Shopping
The ‘pay it forward’ store where shoppers get free clothes
As Londoners join a growing number of people buying buy more sustainable gifts this Christmas, what is thought to be the first “pay it forward” second-hand clothing store in London hopes to give back with a difference.
At the Give Your Best Thrift & Gift shop in Islington, everything purchased is converted into credits for those they help, including refugees, women fleeing domestic violence and care leavers.
These clients are then able to spend the credits in store to get free clothes while having a shopping experience that offers them more agency.
Among them is Kemi Ogunlana, 40, a refugee from Nigeria, who told BBC London the scheme “gives you more self-confidence, to love yourself back”.
Ms Ogunlana said she initially got in touch with Give Your Best in 2020 when she didn’t have any clothes for a job interview and was prepared to accept whatever had been donated.
She said with many charity clothing parcels “you don’t have the right to choose” what you are given, but to her surprise Give Your Best “asked me what’s my style, what do I like wearing, what’s my size” and brought her three different outfits to wear to the interview.
The pay-it-forward concept resonated with her so much she went on to volunteer at the Give Your Best shop. She is now their first paid employee and she and her children still use credits to shop in the store.
“When you wear clothes it brings out the real you.

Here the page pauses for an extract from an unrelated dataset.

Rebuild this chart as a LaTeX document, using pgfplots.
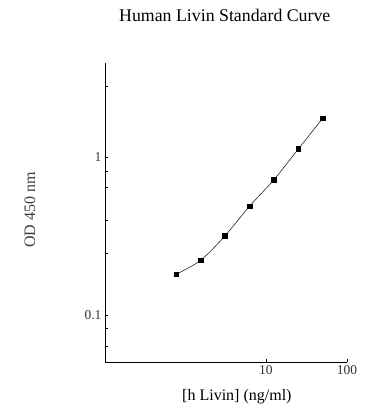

If you wear clothes you don’t feel comfortable with, maybe you don’t feel you belong,” Ms Ogunlana continued.
“Especially from an African background they look at your dress, they address you (based on) the way you dress.
“For me to be able to wear something where I feel this is actually how I want people to address me, it made me feel so proud of myself,” she said.
“When somebody buys the clothes you are making it possible for another person, the people we are supporting, to have means to come into the shop,” Ms Ogunlana added.
She said that for clients it meant their “dignity is protected” because “people feel you are shopping the clothes yourself, like any other customer”.
“It gives you more self-confidence, to love yourself back.”
The impact on the community is something founder and co-CEO Sol Escobar said was central to their vision for the not-for-profit scheme.
“We want to really offer a very inclusive retail experience where if someone can afford the clothes they can buy it, and if someone can’t they don’t have to be treated any differently,” she said.
“Knowing that your purchase is supporting a person that needs it, we find, is one of the biggest drives for people walking into our store.”
‘So far so good’
Ms Escobar, 43, from Cambridge, was volunteering with disadvantaged women when she first launched the not-for-profit through its online service in 2020.
Since then Give Your Best has grown quickly and currently supports about 4,500 families, with 15,000 items donated to its online platform.
In the north London store, which launched in September with the help of the National Lottery’s community fund, there is a mixture of public donations and new items from brand partners such as sample sizes and excess stock.
Ms Escobar said the team had been able to test the concept on the high street to see if it could “be self-sustaining long-term, and so far so good”.
So how has the concept been received by customers?
“Shopping with purpose, I think it’s something that people are doing a lot more,” she stressed.
“People are looking to, if they are going to consume, do so in a way that has a positive impact and that is mindful.”
Ms Escobar’s hope is that the Thrift & Gift shop will be a springboard, allowing them to expand into menswear and eventually to other towns and cities too.
“We very much make a point of hiring people from the community that we support to make sure that we also provide employment opportunities,” Ms Escobar said.
“We are about to launch our own repair service with another grant that we’ve got from ReLondon, which is reducing waste in the city of London.”
She added: “It’s only by working together with other organisations and with more initiatives doing similar things that we can really tackle this problem, because it’s too big for us to tackle on our own at the moment: poverty.”